65 East 80th Street, Ground Floor New York, NY 10075, USA Wednesday, April 21, 2021–Saturday, June 19, 2021

This solo exhibition takes a retrospective view of Hanafusa’s career by showcasing his paintings from the 1960s and 1970s, as well as a number of the artist’s traditional handcrafted woodwork. 

 Fu Qiumeng Fine Art is pleased to announce the opening of the new show Hisao Hanafusa: Nothing but Recollection.  Hisao Hanafusa (b. 1937) was born in Miyakonojo, a city at the southernmost tip of Japan. After graduating from the  Kyoto University of Fine Arts, he moved to New York in 1963. His career as an artist in New York witnessed many successes. Most notably, his works have appeared in four group exhibitions at the Guggenheim Museum. Hanafusa is both a traditional craftsman and a contemporary artist. His work encompasses inspirations drawn from vastly different realms and cultures. This solo exhibition takes a retrospective view of Hanafusa’s career by showcasing his paintings from the  1960s and 1970s, as well as a number of his recent works. It also includes a number of the artist’s traditional handcrafted woodwork. These works employ an ancient Japanese joinery technique that binds wood without nails or adhesive to achieve a truly smooth and balanced finish. By juxtaposing the artist’s painting and woodwork, this exhibition presents  Hanafusa’s combined aesthetics of classic elegance and contemporary innovation. This show will be on view at 65 East  80th Street from April 21 to June 19, 2021. 

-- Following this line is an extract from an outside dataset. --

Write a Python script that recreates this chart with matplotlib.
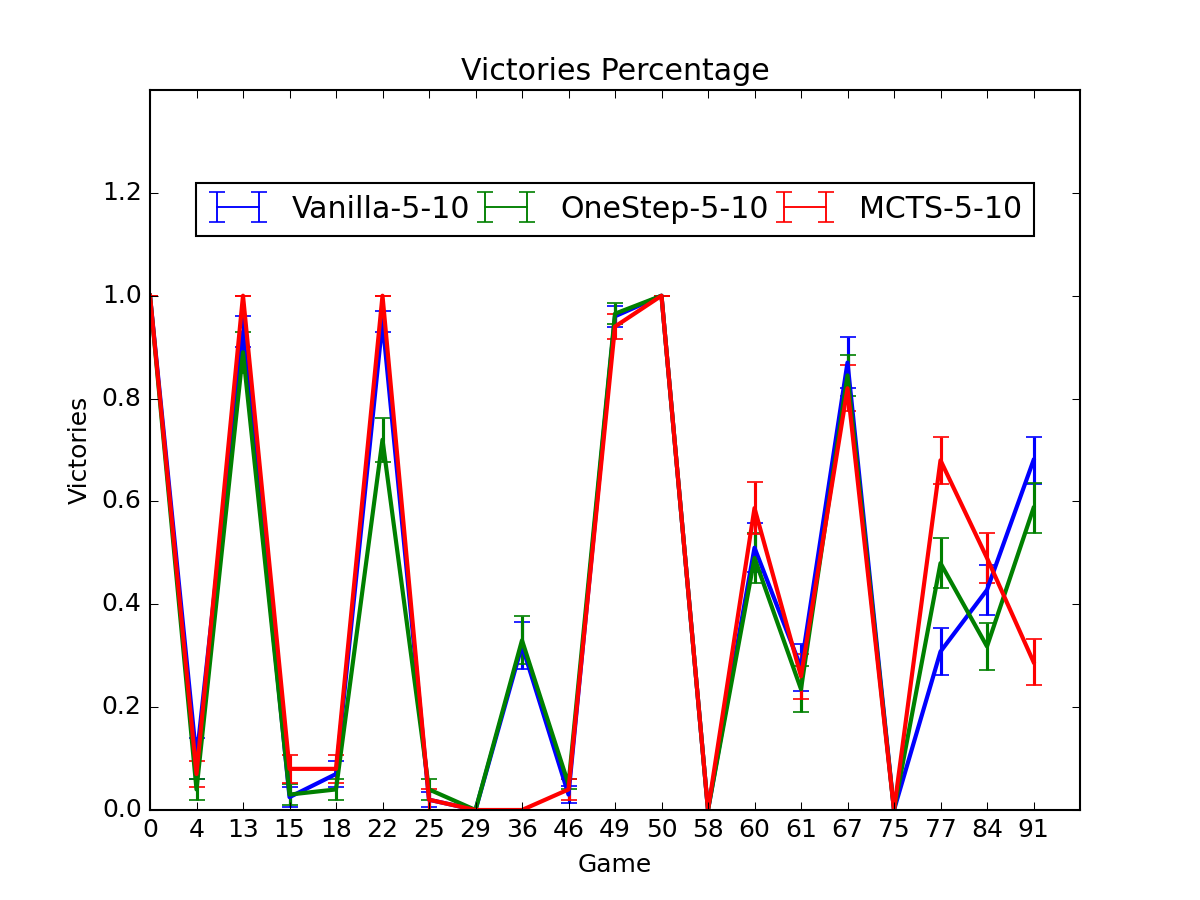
import numpy as np
import matplotlib
matplotlib.use("Agg")
import matplotlib.pyplot as plt
from matplotlib.lines import Line2D
from matplotlib.collections import LineCollection

plt.style.use("classic")

# ==============================
# DATOS
# ==============================

games = [0, 4, 13, 15, 18, 22, 25, 29, 36, 46, 49, 50, 58, 60, 61, 67, 75, 77, 84, 91]

vanilla = [1.0, 0.10, 0.93, 0.025, 0.07, 0.95, 0.02, 0.0, 0.32, 0.03, 0.96, 1.0,
           0.0, 0.51, 0.277, 0.87, 0.0, 0.308, 0.428, 0.68]
vanilla_err = [0.0, 0.04, 0.03, 0.02, 0.025, 0.02, 0.015, 0.0, 0.045, 0.017, 0.02, 0.0,
               0.0, 0.048, 0.045, 0.05, 0.0, 0.045, 0.049, 0.046]

onestep = [1.0, 0.04, 0.89, 0.03, 0.04, 0.72, 0.04, 0.0, 0.33, 0.05, 0.965, 1.0,
           0.0, 0.49, 0.235, 0.845, 0.0, 0.48, 0.318, 0.587]
onestep_err = [0.0, 0.02, 0.04, 0.02, 0.02, 0.043, 0.02, 0.0, 0.047, 0.01, 0.02, 0.0,
               0.0, 0.049, 0.045, 0.04, 0.0, 0.049, 0.046, 0.048]

mcts = [1.0, 0.07, 1.0, 0.08, 0.08, 1.0, 0.02, 0.0, 0.0, 0.04, 0.94, 1.0,
        0.0, 0.587, 0.26, 0.82, 0.0, 0.68, 0.49, 0.288]
mcts_err = [0.0, 0.026, 0.0, 0.027, 0.027, 0.0, 0.02, 0.0, 0.0, 0.02, 0.024, 0.0,
            0.0, 0.05, 0.044, 0.045, 0.0, 0.046, 0.049, 0.044]

# ==============================
# GRAFICA
# ==============================

x = np.arange(len(games))

fig = plt.figure(figsize=(8, 6))
ax = fig.add_subplot(111)

series = [
    (vanilla, vanilla_err, "b", "Vanilla-5-10"),
    (onestep, onestep_err, "g", "OneStep-5-10"),
    (mcts, mcts_err, "r", "MCTS-5-10"),
]

for vals, errs, color, label in series:
    ax.errorbar(x, vals, yerr=errs, color=color, linewidth=2,
                elinewidth=1.5, capsize=4, capthick=0.8, label=label)

ax.set_xticks(x)
ax.set_xticklabels([str(g) for g in games])
ax.set_xlim(0, 20)
ax.set_ylim(0, 1.4)
ax.set_yticks([0.0, 0.2, 0.4, 0.6, 0.8, 1.0, 1.2])

ax.set_xlabel("Game")
ax.set_ylabel("Victories")
ax.set_title("Victories Percentage")

leg = ax.legend(loc="upper center", bbox_to_anchor=(0.5, 0.892), ncol=3,
                fontsize="large", columnspacing=0.2)

# lineas finas en la leyenda
for obj in leg.findobj(Line2D) + leg.findobj(LineCollection):
    obj.set_linewidth(0.9)

fig.savefig("out.png", dpi=150)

 Hanafusa’s paintings can be roughly divided into two groups: his steel paintings of the late twentieth century, and his gestural paintings started in the 2000s. Works of the first group, mostly created with steel tubes and paint on canvas,  epitomized aesthetic strategies of mid-century Japanese and American contemporary art. Later in his career, Hanafusa believed that painting carries knowledge innate to the human mind. “I believe that all humans have uchuiden or ‘cosmic  memory’,” he wrote, “My work is an exploration of the mysteries of my own uchuiden (cosmic memory).” Guided by this idea, his later work series “Uchuiden Kioku” feature all-over compositions created with silver aluminum paint. These later works also involve a temporal dimension. As the silver paint ages over the years, it changes into dark red, yellow, or brown. Works of the earlier group are mostly restrained in visual expression, sharing many similarities with mono-ha and minimalism; the later works highlight the materiality of paint, generating marks reminiscent of gestural brushwork. What connects these two groups of works is Hanafusa’s continuing challenge of the boundary of painting. 


 The title of this exhibition, Nothing but Recollection, is drawn from Plato’s Meno, in which Socrates, in a dialogue recorded by Plato, introduced the idea that “seeking and learning are in fact nothing but recollection”. The two philosophers think that the human mind has access to certain concepts and beliefs before it is born. The process of learning certain parts of human knowledge, especially that not dependent upon sensory experience, is a process of remembering. Hanafusa’s above-mentioned idea of human beings embodying cosmic memory resonates with the philosophers’ theory of learning. For the viewership of his paintings, Hanafusa does not prioritize sensory perception. He does not want to have complete control of all aspects of his work and prefers to paint in a spontaneous manner. The final paintings can be seen as traces or records of his thoughts and actions.  


 Hanafusa is both a carpenter and an artist. Since the 1960s, he has been specializing in making traditional Japanese furniture, which emphasizes the mobilization of the natural quality of wood. In the making of joinery, for example,  Japanese artisans have long been employing a technique that fits timber beams together like complex puzzle pieces, without using glue, nails, or other fasteners. This requires the artisans to be highly sensitive to the contour, texture, and other physical qualities of wood. Hanafusa tends to endow the materials he uses with a human-like agency. For example, he once  described his furniture-making with the following words, “First you must look at the wood to understand it, then you  must feel it while it’s in the shop, and finally you must hear it when it is sawed.” Deep insights into natural materials not only guide Hanafusa’s furniture-making, but also his art practice. His paintings, especially his later works, are indexes of nature, the passing of time, and human beings’ perception of them. 


 In 1969, Eleanor Ward the owner of the legendary gallery Stable Gallery debuted Hanafusa’s first solo show in NYC and introduced his works to Peggy Guggenheim and Thomas Messer. Since then his paintings have appeared in four group exhibitions at the Guggenheim Museum during Thomas Messer’s time at the museum. Hanafusa’s artworks are in the collection of a number of art institutions, including the Solomon R. Guggenheim Museum, New York, and the San Francisco  Museum of Modern Art. 


 As for the artist’s carpentry work, his furniture had also been praised by prestigious designers and architects. Hanafusa was cosigned to design customized furniture for the Pritzker family, Eileen Fisher, Steve Shiffman(CEO of Calvin Klein  2014-2019), Brioni, Ghiora Aharoni, and relevant reports have appeared in the New York Times and New York Magazine.  Also, this 2M view documentary introduced the unique joinery technique which Hanafusa incorporates in his carpentry-making process. https://www.youtube.com/watch?v=7708E1bmoxc. 


 Fu Qiumeng Fine Art is a New York-based art space. By offering a unique perspective on the relationship between artistic creation and the collecting of art, it serves as an interdisciplinary research and development platform at the interface of art, business, and society. 


 In the realm of global contemporary art, Fu Qiumeng Fine Art aims to reposition Asian contemporary art. It primarily focuses on the breaking down of the bifurcation between traditional aesthetics and contemporary art and on the reconfiguration of the cultural division between East and West. We believe that this will help us retrace the past, envision the  future, and, most importantly, redefine the present.